Ne ararsan var; ılıman iklim (gerçi şu bir ay çok sıcak
ama o kadar), her mevsim taze meyve, sebze. Narenciye
biter incir başlar, o biter üzüm, o biter nar. Zeytin genelde
gani, komşularda inek sütü, çökelek bol, tazecik doğal
yumurtalar. Bir taraf orman, diğer taraf göl, 15 dak. ötesi
deniz vs. vs. Hakikaten cennet...

Peki huzur var mı? 'Eh iyidir yine' diye düşünüyodum.
Yani birkaç kavgalı komşu,  işte miras kavgasından
birbirine düşmüş akraba filan her köyde olan şeyler...
Onun dışında kapıyı bacayı açık bırakırız, herkes birbirine
selâm verir, güleryüz her daim ortalıktadır.

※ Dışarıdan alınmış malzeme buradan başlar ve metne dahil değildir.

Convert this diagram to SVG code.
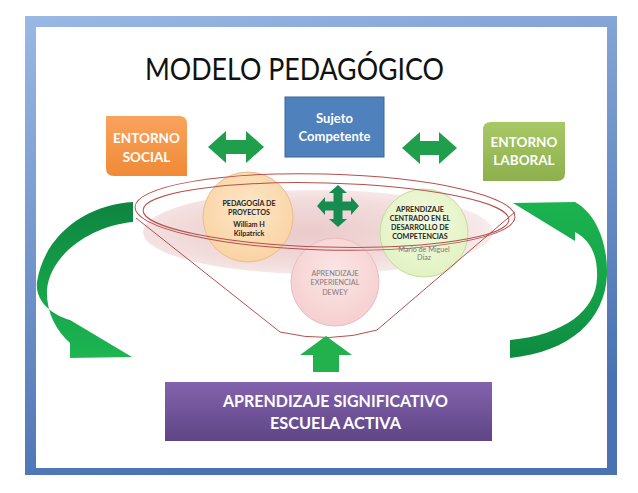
<svg xmlns="http://www.w3.org/2000/svg" width="638" height="493" viewBox="0 0 638 493">
<defs>
<linearGradient id="frameG" x1="0" y1="0" x2="0.3" y2="1">
<stop offset="0" stop-color="#9AB8E4"/><stop offset="1" stop-color="#4A72B2"/>
</linearGradient>
<linearGradient id="orangeG" x1="0" y1="0" x2="0" y2="1">
<stop offset="0" stop-color="#F9A35E"/><stop offset="1" stop-color="#F08A36"/>
</linearGradient>
<linearGradient id="greenBoxG" x1="0" y1="0" x2="0" y2="1">
<stop offset="0" stop-color="#A8C866"/><stop offset="1" stop-color="#8DB04C"/>
</linearGradient>
<linearGradient id="purpleG" x1="0" y1="0" x2="0" y2="1">
<stop offset="0" stop-color="#8463AE"/><stop offset="1" stop-color="#5E4585"/>
</linearGradient>
<linearGradient id="leftArrG" x1="0" y1="0" x2="0" y2="1">
<stop offset="0" stop-color="#0E8440"/><stop offset="0.5" stop-color="#14A048"/><stop offset="1" stop-color="#1EB552"/>
</linearGradient>
<linearGradient id="rightArrG" x1="0" y1="0" x2="0" y2="1">
<stop offset="0" stop-color="#1BB350"/><stop offset="0.5" stop-color="#16A54A"/><stop offset="1" stop-color="#0E8A40"/>
</linearGradient>
<radialGradient id="pinkG" cx="0.45" cy="0.5" r="0.55">
<stop offset="0" stop-color="#EBCACA"/><stop offset="0.7" stop-color="#F2DCDC"/><stop offset="1" stop-color="#F8ECEC"/>
</radialGradient>
<radialGradient id="c1G" cx="0.5" cy="0.4" r="0.6">
<stop offset="0" stop-color="#FDE7C8"/><stop offset="1" stop-color="#FAD3A3"/>
</radialGradient>
<radialGradient id="c2G" cx="0.5" cy="0.4" r="0.6">
<stop offset="0" stop-color="#F3FAE0"/><stop offset="1" stop-color="#E2F2C2"/>
</radialGradient>
<radialGradient id="c3G" cx="0.5" cy="0.4" r="0.6">
<stop offset="0" stop-color="#FBE6E6"/><stop offset="1" stop-color="#F6CFCF"/>
</radialGradient>
</defs>
<style>
.lbl{font-family:Lato,"Liberation Sans",sans-serif;font-weight:bold;fill:#FFFFFF;text-anchor:middle}
.ctx{font-family:Lato,"Liberation Sans",sans-serif;font-weight:bold;fill:#262626;text-anchor:middle;font-size:7.2px}
.gtx{font-family:Lato,"Liberation Sans",sans-serif;fill:#7A7A7A;text-anchor:middle;font-size:7.2px}
.rim{fill:none;stroke:#B5504C;stroke-width:1}
.arr{fill:#1F9E4B}
</style>
<rect x="0" y="0" width="638" height="493" fill="#FFFFFF"/>
<g id="frame">
<rect x="25" y="16" width="592" height="459" fill="url(#frameG)"/>
<rect x="36" y="27" width="571" height="441" fill="#FFFFFF"/>
</g>
<g id="title">
<text x="294.5" y="80" font-family="Lato,'Liberation Sans',sans-serif" font-size="31" fill="#111111" text-anchor="middle" textLength="299" lengthAdjust="spacingAndGlyphs">MODELO PEDAGÓGICO</text>
</g>
<g id="funnel">
<ellipse cx="318" cy="232" rx="175" ry="42" fill="url(#pinkG)"/>
</g>
<g id="pedagogia-proyectos">
<circle cx="248" cy="217" r="45" fill="url(#c1G)" stroke="#E9BD8C" stroke-width="1"/>
</g>
<g id="aprendizaje-centrado">
<circle cx="424" cy="233" r="44" fill="url(#c2G)" stroke="#C6DB9E" stroke-width="1"/>
</g>
<g id="aprendizaje-experiencial">
<circle cx="335" cy="282" r="44" fill="url(#c3G)" stroke="#E8BDBC" stroke-width="1"/>
</g>
<g id="funnel-outline">
<ellipse class="rim" cx="325" cy="212" rx="190" ry="38" transform="rotate(1.5 325 212)"/>
<ellipse class="rim" cx="326" cy="215" rx="183" ry="32" transform="rotate(1.5 326 215)"/>
<path class="rim" d="M136,218 L280,332 Q330,344 377,330 L515,212"/>
</g>
<g id="circle-texts">
<text class="ctx" x="249" y="205.5">PEDAGOGÍA DE</text>
<text class="ctx" x="249" y="214.5">PROYECTOS</text>
<text class="ctx" x="249" y="226.5">William H</text>
<text class="ctx" x="249" y="235.5">Kilpatrick</text>
<text class="ctx" x="420" y="211.5">APRENDIZAJE</text>
<text class="ctx" x="420" y="220.5">CENTRADO EN EL</text>
<text class="ctx" x="420" y="229.5">DESARROLLO DE</text>
<text class="ctx" x="420" y="238.5">COMPETENCIAS</text>
<text class="gtx" x="424" y="251.5">Mario de Miguel</text>
<text class="gtx" x="424" y="260">Díaz</text>
<text class="gtx" x="335" y="275.5">APRENDIZAJE</text>
<text class="gtx" x="335" y="285">EXPERIENCIAL</text>
<text class="gtx" x="335" y="294.5">DEWEY</text>
</g>
<g id="entorno-social">
<path d="M106,116 L179,116 Q187,116 187,124 L187,176 L114,176 Q106,176 106,168 Z" fill="url(#orangeG)"/>
<text class="lbl" x="146.5" y="143" font-size="13.5">ENTORNO</text>
<text class="lbl" x="146.5" y="162" font-size="13.5">SOCIAL</text>
</g>
<g id="sujeto-competente">
<rect x="285" y="97" width="99" height="60" fill="#4F81BD" stroke="#3A6499" stroke-width="1"/>
<text class="lbl" x="334.5" y="123" font-size="13">Sujeto</text>
<text class="lbl" x="334.5" y="141" font-size="13">Competente</text>
</g>
<g id="entorno-laboral">
<path d="M491,122 L565,122 L565,173 Q565,181 557,181 L483,181 L483,130 Q483,122 491,122 Z" fill="url(#greenBoxG)"/>
<text class="lbl" x="524" y="147" font-size="13.5">ENTORNO</text>
<text class="lbl" x="524" y="165" font-size="13.5">LABORAL</text>
</g>
<g id="aprendizaje-significativo">
<rect x="165" y="382" width="327" height="59" fill="url(#purpleG)"/>
<text class="lbl" x="335.5" y="407" font-size="17" textLength="225" lengthAdjust="spacingAndGlyphs">APRENDIZAJE SIGNIFICATIVO</text>
<text class="lbl" x="335.5" y="429" font-size="17" textLength="131" lengthAdjust="spacingAndGlyphs">ESCUELA ACTIVA</text>
</g>
<g id="connectors">
<path class="arr" d="M208,147 L226,131 L226,140 L246,140 L246,131 L264,147 L246,163 L246,154 L226,154 L226,163 Z"/>
<path class="arr" d="M402,148 L420,132 L420,141 L439,141 L439,132 L457,148 L439,164 L439,155 L420,155 L420,164 Z"/>
<path fill="#178C50" d="M338,185 L347,193 L342.5,193 L342.5,201.5 L351,201.5 L351,197 L359,206 L351,215 L351,210.5 L342.5,210.5 L342.5,219 L347,219 L338,227 L329,219 L333.5,219 L333.5,210.5 L325,210.5 L325,215 L317,206 L325,197 L325,201.5 L333.5,201.5 L333.5,193 L329,193 Z"/>
<path fill="#22B14C" d="M326,336 L352,355 L339,355 L339,372 L313,372 L313,355 L300,355 Z"/>
<path fill="url(#leftArrG)" d="M133,202 C90,204 45,232 37,282 C35,300 50,314 70,320 L132,357 L70,358 L70,343 C55,330 46,310 47,290 C50,255 90,226 133,222 Z"/>
<path fill="url(#rightArrG)" d="M513,203 L575,202 C597,214 608,245 607,275 C605,320 570,352 510,358 L510,340 C565,335 596,310 597,278 C598,255 590,240 575,232 L575,241 Z"/>
</g>
</svg>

Ta ki bize sakallı (siyah) bir erkek gelene kadar. Ya arkadaş
bu devleti (derinini de kendini de) tebrik ediyorum; ne
güzel korku, nefret salmış. Tam da ortalık karışık ya bu
çocuk nereliymiş yoksa pkk'lı mıymış. Töbe estafurullah...
 Zaten yakındaki bir köyün camisinde işidciler yakalanmış.
Efendim orman müdürlüğüne tehdit telefonu gelmiş 'ordaki
 dağları yakarız' diye. Her gece devriye geziyorlarmış şimdi.
Zaten 2 gündür tepemizde helikopterler de geziyor. Jandarma
botu da kanalda bir aşağı bir yukarı.

Hay (burda küfür yazasım geliyo da yazmıcam) bin kunduz.
Ya ne güzel yaşıyoduk arkadaş ne oldu cebine koyim?

Şöyle bir durum tabii ki sonuç olarak:
'Allah devletimize zeval vermesin,  bizi pkk'dan,
işid'den koruyo. Bak sıkıyönetim gibi ortalık e
lazım tabii ki. Sonra biz napardık elin teröristi
köye gelse.'

Pöfff cennet cennet dedik. Al sana cennet!!!